The Barometer measures perceptions of corruption in countries; whether people have had to pay bribes or not; and which institutions are considered corrupt. There is a site which allows you to look at Australia, compare it with other countries and alternatively weep or celebrate. The details are here: http://www.transparency.org/gcb2013/country/?country=australia
59% of the Australians surveyed believe that our political parties are either corrupt or extremely corrupt although this is better than it could be when compared with 76% of Americans believing that of their political parties and 66% in the United Kingdom. In Australia the only other institution which ranks as high as our political parties is the media which 58% of us believe is corrupt or extremely corrupt.
The least distrusted of the institutions surveyed was education which only 19% of those surveyed thought was corrupt or extremely corrupt. Medical practitioners and health services came in just behind at 20%. Religion and business were neck and neck behind the media and political parties with 44% believing religious institutions were corrupt or extremely corrupt and 47% thinking the same of business.
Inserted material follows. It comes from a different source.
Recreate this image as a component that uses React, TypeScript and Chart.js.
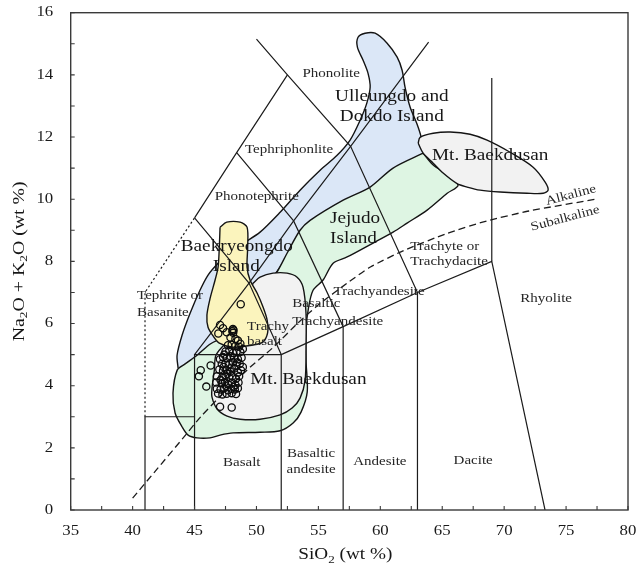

Other scores were: military 25%, NGOs 23%, the judiciary 28% and police 33%.
So what does it all mean? The blog is not sure, particularly when 5% report that they or their family has paid a bribe to the judiciary – a figure which is unbelievable in Australia unless popular definitions of the judiciary are broader than the blog’s. Most of the other confessions of bribes to institutions are around the 1% mark which probably means almost none. Encouragingly 74% say that ordinary people can make a difference against corruption which means that only a quarter think they can’t. Taking all it into account two conclusions may be possible: Australians are deeply alienated from their institutions but ordinary people haven’t given up hope – except perhaps on political parties and the media.
Declaration of interest: The blog is a Transparency International Australia member.